Ну а когда Наоми позвонила Ариадне — своему агенту, та ответила довольно нетерпеливо:

— Пока ничего. — (Наоми представила себе, как эта женщина шестидесяти с лишним лет, следящая за своим весом с рвением религиозного фанатика, сидела за инкрустированным столом красного дерева, чванливая, в черном костюме от Жана Муира, с гладкими, коротко стриженными волосами: бескомпромиссно элегантная и невероятно перпендикулярная.) — Нет, мы не забыли о вас. Будьте уверены, мы свяжемся с вами, как только что-нибудь появится.

Будьте уверены!

— Не звоните нам, — сердито пробормотала Наоми, швырнув телефонную трубку на место, — мы сами позвоним. — Неблагодарная старая сучка!
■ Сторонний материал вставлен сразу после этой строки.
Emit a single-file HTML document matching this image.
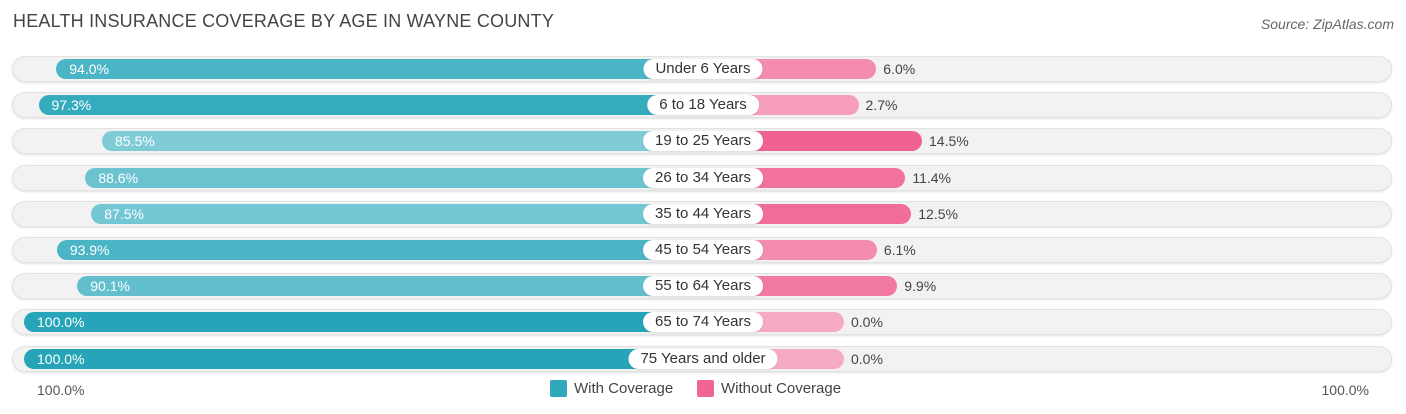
<!DOCTYPE html>
<html><head><meta charset="utf-8">
<style>
body{margin:0;width:1406px;height:414px;background:#fff;font-family:"Liberation Sans",sans-serif;position:relative;overflow:hidden}
.title{position:absolute;left:13px;top:11px;font-size:18px;color:#444;letter-spacing:0.2px}
.src{position:absolute;right:12px;top:16px;font-size:14px;color:#666;font-style:italic}
.track{position:absolute;left:12px;width:1380px;height:26px;border-radius:13px;background:#f2f2f2;box-shadow:inset 0 0 0 1px #e2e2e2,0 1px 2px rgba(0,0,0,0.12)}
.bar{position:absolute;height:20px;border-radius:10px}
.lab{position:absolute;height:20px;line-height:20px;background:#fff;border-radius:10px;font-size:15px;color:#333;text-align:center;padding:0 12px;transform:translateX(-50%);box-shadow:0 1px 2px rgba(0,0,0,0.1)}
.vin{position:absolute;font-size:14px;color:#fff;line-height:20px}
.vout{position:absolute;font-size:14px;color:#444;line-height:20px}
.leg{position:absolute;top:380px;font-size:15px;color:#444}
.sw{position:absolute;top:380px;width:17px;height:17px;border-radius:2px}
.ax{position:absolute;top:382px;font-size:14px;color:#555}
</style></head><body>
<div class="title">HEALTH INSURANCE COVERAGE BY AGE IN WAYNE COUNTY</div>
<div class="src">Source: ZipAtlas.com</div>
<div id="rows"></div>
<div class="ax" style="left:37px">100.0%</div>
<div class="ax" style="right:37px">100.0%</div>
<div class="sw" style="left:550px;background:#2ea8ba"></div>
<div class="leg" style="left:574px">With Coverage</div>
<div class="sw" style="left:697px;background:#f06592"></div>
<div class="leg" style="left:721px">Without Coverage</div>
<script>
const categories=["Under 6 Years","6 to 18 Years","19 to 25 Years","26 to 34 Years","35 to 44 Years","45 to 54 Years","55 to 64 Years","65 to 74 Years","75 Years and older"];
const withCov=[94.0,97.3,85.5,88.6,87.5,93.9,90.1,100.0,100.0];
const withoutCov=[6.0,2.7,14.5,11.4,12.5,6.1,9.9,0.0,0.0];
const C=703,BASE=141,K=5.38,Y0=56,DY=36.2;
function len(v){return BASE+v*K;}
function mix(a,b,t){return 'rgb('+a.map((x,i)=>Math.round(x+(b[i]-x)*t)).join(',')+')';}
const root=document.getElementById('rows');
categories.forEach((c,i)=>{
  const y=Y0+i*DY;
  const tr=document.createElement('div');tr.className='track';tr.style.top=y+'px';
  
  
  root.appendChild(tr);
  const lw=len(withCov[i]);
  const b=document.createElement('div');b.className='bar';
  b.style.left=(C-lw)+'px';b.style.width=lw+'px';b.style.top=(y+3)+'px';
  b.style.background=mix([130,205,216],[38,164,184],Math.max(0,Math.min(1,(withCov[i]-85)/15)));
  
  
  root.appendChild(b);
  const rw=len(withoutCov[i]);
  const p=document.createElement('div');p.className='bar';
  p.style.left=C+'px';p.style.width=rw+'px';p.style.top=(y+3)+'px';
  p.style.background=mix([247,171,194],[240,98,144],Math.min(1,withoutCov[i]/14.5));
  
  
  root.appendChild(p);
  const l=document.createElement('div');l.className='lab';l.textContent=c;
  l.style.left=C+'px';l.style.top=(y+3)+'px';
  
  
  root.appendChild(l);
  const vi=document.createElement('div');vi.className='vin';vi.textContent=withCov[i].toFixed(1)+'%';
  vi.style.left=(C-lw+13)+'px';vi.style.top=(y+3)+'px';
  
  
  root.appendChild(vi);
  const vo=document.createElement('div');vo.className='vout';vo.textContent=withoutCov[i].toFixed(1)+'%';
  vo.style.left=(C+rw+7)+'px';vo.style.top=(y+3)+'px';
  
  
  root.appendChild(vo);
});
</script>
</body></html>
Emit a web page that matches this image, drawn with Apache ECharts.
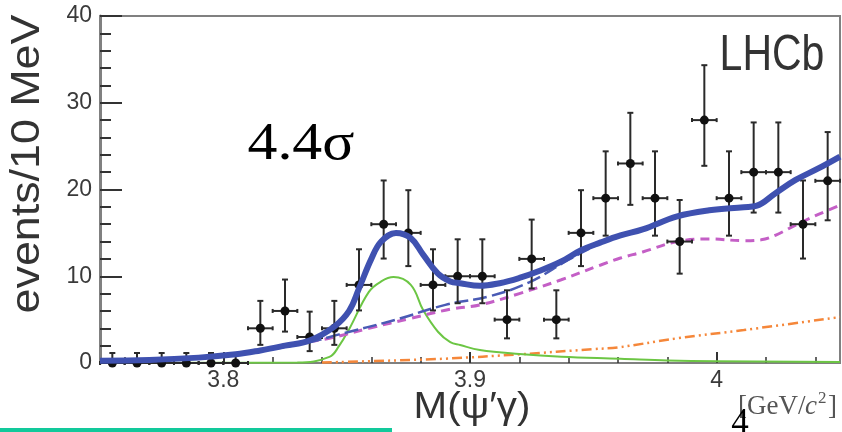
<!DOCTYPE html>
<html>
<head>
<meta charset="utf-8">
<script src="https://cdn.jsdelivr.net/npm/echarts@6/dist/echarts.min.js"></script>
<style>html,body{margin:0;padding:0;background:#fff;}#c{width:842px;height:432px;}</style>
</head>
<body>
<div id="c"></div>
<script>
// ---- data ----
const binCenters = [3.755,3.765,3.775,3.785,3.795,3.805,3.815,3.825,3.835,3.845,3.855,3.865,3.875,3.885,3.895,3.905,3.915,3.925,3.935,3.945,3.955,3.965,3.975,3.985,3.995,4.005,4.015,4.025,4.035,4.045];
const counts     = [0,0,0,0,0,0,4,6,3,4,9,16,15,9,10,10,5,12,5,15,19,23,19,14,28,19,22,22,16,21];
const errUp      = [1.15,1.15,1.15,1.15,1.15,1.15,3.16,3.62,2.92,3.16,4.11,5.04,4.92,4.11,4.26,4.26,3.38,4.53,3.38,4.92,5.40,5.84,5.40,4.79,6.33,5.40,5.73,5.73,5.04,5.62];
const errDown    = [0,0,0,0,0,0,1.91,2.38,1.63,1.91,2.94,3.96,3.83,2.94,3.11,3.11,2.16,3.41,2.16,3.83,4.32,4.77,4.32,3.70,5.27,4.32,4.66,4.66,3.96,4.55];
const binHalfWidth = 0.005;

const totalX = [3.750,3.770,3.790,3.805,3.815,3.825,3.835,3.845,3.851,3.855,3.860,3.864,3.870,3.876,3.881,3.887,3.892,3.896,3.904,3.912,3.920,3.928,3.937,3.945,3.953,3.961,3.970,3.984,3.997,4.011,4.016,4.024,4.032,4.041,4.050];
const totalY = [0.27,0.35,0.62,1.0,1.45,2.0,2.6,4.2,6.0,8.6,12.0,14.0,15.0,14.4,12.5,10.3,9.4,9.2,8.9,9.2,9.8,10.6,11.7,13.0,13.9,14.7,15.4,16.9,17.6,17.95,18.1,19.6,21.1,22.4,23.8];

const bgX = [3.750,3.790,3.815,3.835,3.847,3.870,3.890,3.908,3.924,3.940,3.953,3.960];
const bgY = [0.27,0.6,1.4,2.4,3.3,5.0,6.7,7.7,9.3,11.9,13.8,14.5];

const magX = [3.835,3.843,3.859,3.876,3.892,3.904,3.920,3.937,3.953,3.961,3.970,3.984,3.997,4.011,4.018,4.024,4.032,4.041,4.050];
const magY = [2.5,2.85,4.0,5.15,6.2,6.7,8.0,9.6,11.3,12.1,12.8,14.0,14.3,14.1,14.2,14.75,15.9,17.1,18.2];

const sigX = [3.750,3.830,3.843,3.847,3.851,3.859,3.864,3.869,3.876,3.881,3.887,3.892,3.896,3.904,3.920,3.937,3.961,3.980,4.000,4.050];
const sigY = [0,0.05,0.7,2.0,3.9,8.2,9.4,9.9,9.0,6.1,3.6,2.4,2.07,1.5,1.04,0.73,0.5,0.3,0.2,0.12];

const orangeX = [3.840,3.870,3.890,3.920,3.950,3.960,3.984,4.011,4.050];
const orangeY = [0.05,0.3,0.5,1.0,1.6,1.8,2.85,3.8,5.3];

const xTickLabels = [3.8,3.9,4.0];
const xMinorTicks = [3.76,3.78,3.82,3.84,3.86,3.88,3.92,3.94,3.96,3.98,4.02,4.04];

// ---- chart ----
const pair = (xs, ys) => xs.map((x, i) => [x, ys[i]]);
const pts = binCenters.map((x, i) => [x, counts[i], errUp[i], errDown[i]]);
const FONT = '"Liberation Sans", Arial, sans-serif';
const SERIF = '"Liberation Serif", "Times New Roman", serif';

const chart = echarts.init(document.getElementById('c'), null, {renderer: 'canvas'});
chart.setOption({
  animation: false,
  backgroundColor: '#fff',
  grid: {left: 100, top: 16, right: 2, bottom: 69, show: true, borderColor: '#808080', borderWidth: 2, backgroundColor: 'transparent'},
  xAxis: [{
    type: 'value', min: 3.75, max: 4.05,
    axisLine: {show: true, lineStyle: {color: '#808080', width: 2}},
    axisTick: {show: true, inside: true, length: 11, customValues: xTickLabels, lineStyle: {color: '#333', width: 2}},
    axisLabel: {show: true, customValues: xTickLabels, margin: 6, fontSize: 23, color: '#3a3a3a', fontFamily: FONT,
      formatter: v => (Math.abs(v - 4) < 1e-9 ? '4' : v.toFixed(1))},
    splitLine: {show: false}
  }, {
    type: 'value', min: 3.75, max: 4.05, position: 'bottom',
    axisLine: {show: false},
    axisTick: {show: true, inside: true, length: 6, customValues: xMinorTicks, lineStyle: {color: '#333', width: 1.5}},
    axisLabel: {show: false},
    splitLine: {show: false}
  }],
  yAxis: {
    type: 'value', min: 0, max: 40, interval: 10,
    axisLine: {show: true, lineStyle: {color: '#808080', width: 3}},
    axisTick: {show: true, inside: true, length: 22, lineStyle: {color: '#333', width: 2}},
    minorTick: {show: true, splitNumber: 5, length: 11, lineStyle: {color: '#333', width: 2}},
    axisLabel: {margin: 8, fontSize: 23, color: '#3a3a3a', fontFamily: FONT},
    splitLine: {show: false}
  },
  series: [
    {type: 'line', data: pair(orangeX, orangeY), showSymbol: false, smooth: 0.4, z: 2,
     lineStyle: {color: '#f5873a', width: 2.5, type: [10,4,2,4,2,4]}},
    {type: 'line', data: pair(sigX, sigY), showSymbol: false, smooth: 0.4, z: 2,
     lineStyle: {color: '#6cc644', width: 2}},
    {type: 'line', data: pair(magX, magY), showSymbol: false, smooth: 0.4, z: 2,
     lineStyle: {color: '#c45fc6', width: 3, type: [9,6]}},
    {type: 'line', data: pair(bgX, bgY), showSymbol: false, smooth: 0.4, z: 2,
     lineStyle: {color: '#4a5bb5', width: 2.5, type: [14,5]}},
    {type: 'custom', data: pts, z: 3, clip: false,
     renderItem: function (params, api) {
       const x = api.value(0), y = api.value(1), up = api.value(2), dn = api.value(3);
       const c = api.coord([x, y]);
       const t = api.coord([x, y + up]);
       const b = api.coord([x, y - dn]);
       const l = api.coord([x - binHalfWidth, y]);
       const r = api.coord([x + binHalfWidth, y]);
       const st = {stroke: '#2a2a2a', lineWidth: 2};
       const children = [
         {type: 'line', shape: {x1: c[0], y1: t[1], x2: c[0], y2: b[1]}, style: st},
         {type: 'line', shape: {x1: c[0] - 3, y1: t[1], x2: c[0] + 3, y2: t[1]}, style: st},
         {type: 'line', shape: {x1: l[0], y1: c[1], x2: r[0], y2: c[1]}, style: st},
         {type: 'line', shape: {x1: l[0], y1: c[1] - 2, x2: l[0], y2: c[1] + 2}, style: st},
         {type: 'line', shape: {x1: r[0], y1: c[1] - 2, x2: r[0], y2: c[1] + 2}, style: st},
         {type: 'circle', shape: {cx: c[0], cy: c[1], r: 4.5}, style: {fill: '#111'}}
       ];
       if (dn > 0) children.push({type: 'line', shape: {x1: c[0] - 3, y1: b[1], x2: c[0] + 3, y2: b[1]}, style: st});
       return {type: 'group', children: children};
     }},
    {type: 'line', data: pair(totalX, totalY), showSymbol: false, smooth: 0.4, z: 4,
     lineStyle: {color: '#3f51b0', width: 6}}
  ],
  graphic: [
    {type: 'text', x: 28, y: 164, rotation: Math.PI / 2, scaleX: 1.12,
     style: {text: 'events/10 MeV', font: '40px ' + FONT, fill: '#333', align: 'center', verticalAlign: 'middle'}},
    {type: 'text', x: 772, y: 56, scaleY: 1.2,
     style: {text: 'LHCb', font: '41px ' + FONT, fill: '#333', align: 'center', verticalAlign: 'middle'}},
    {type: 'text', x: 301, y: 145, scaleX: 1.15,
     style: {text: '4.4σ', font: '52px ' + SERIF, fill: '#000', align: 'center', verticalAlign: 'middle'}},
    {type: 'text', x: 472, y: 408, scaleX: 1.12,
     style: {text: 'M(ψ′γ)', font: '36px ' + FONT, fill: '#333', align: 'center', verticalAlign: 'middle'}},
    {type: 'text', x: 738, y: 407,
     style: {text: '[GeV/', font: '27px ' + SERIF, fill: '#555', align: 'left', verticalAlign: 'middle'}},
    {type: 'text', x: 805, y: 407,
     style: {text: 'c', font: 'italic 27px ' + SERIF, fill: '#555', align: 'left', verticalAlign: 'middle'}},
    {type: 'text', x: 818, y: 399,
     style: {text: '2', font: '17px ' + SERIF, fill: '#555', align: 'left', verticalAlign: 'middle'}},
    {type: 'text', x: 828, y: 407,
     style: {text: ']', font: '27px ' + SERIF, fill: '#555', align: 'left', verticalAlign: 'middle'}},
    {type: 'text', x: 740, y: 424,
     style: {text: '4', font: '35px ' + SERIF, fill: '#000', align: 'center', verticalAlign: 'middle'}},
    {type: 'rect', shape: {x: 0, y: 428, width: 392, height: 4}, style: {fill: '#12c99b'}}
  ]
});
</script>
</body>
</html>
В свое время агентство заработало целое состояние на Наоми Маркхем, а теперь Ариадна не желала даже пальцем своим наманикюренным пошевелить.

Куда подевалась преданность? Что стало с чувством долга? Наоми догадывалась, что агентство отдавало все свои силы более молодым клиентам, так называемым «супермоделям», которые, как писали в журналах, за сумму менее ста тысяч долларов и с постели не вставали. Ха! При том, как Наоми себя чувствовала, она вообще не поднимется с постели. Никогда!

О, что же делать, что делать? Надо разработать новый план. Чтобы избавиться от этого отвратительного шкафа, Наоми закрыла глаза, но ни одна мысль в голову не приходила.


Очень высокое, самодовольное здание «Глоуб Тауэр», воздвигнутое на северном берегу коричневой Темзы, являло собой памятник собственническому тщеславию. Это была одна из тех стеклянных построек восьмидесятых годов, которые кажутся вывернутыми наизнанку: внутри они наполнены свежим воздухом, солнцем и зеленью, а все их жизненно важные органы выставлены наружу.

Здесь работали лучшие умы британской журналистики, и в их числе — Элейн Шарп. Как раз сейчас она входила в здание, вынужденная нарушить свои планы из-за внеочередного совещания. Стуча каблуками, она прошествовала через просторный, отделанный мрамором вестибюль, игнорируя посыльных в форменных пиджаках, не обращая внимания на основателя газеты, отлитого из бронзы и установленного на постамент среди пальм в горшках.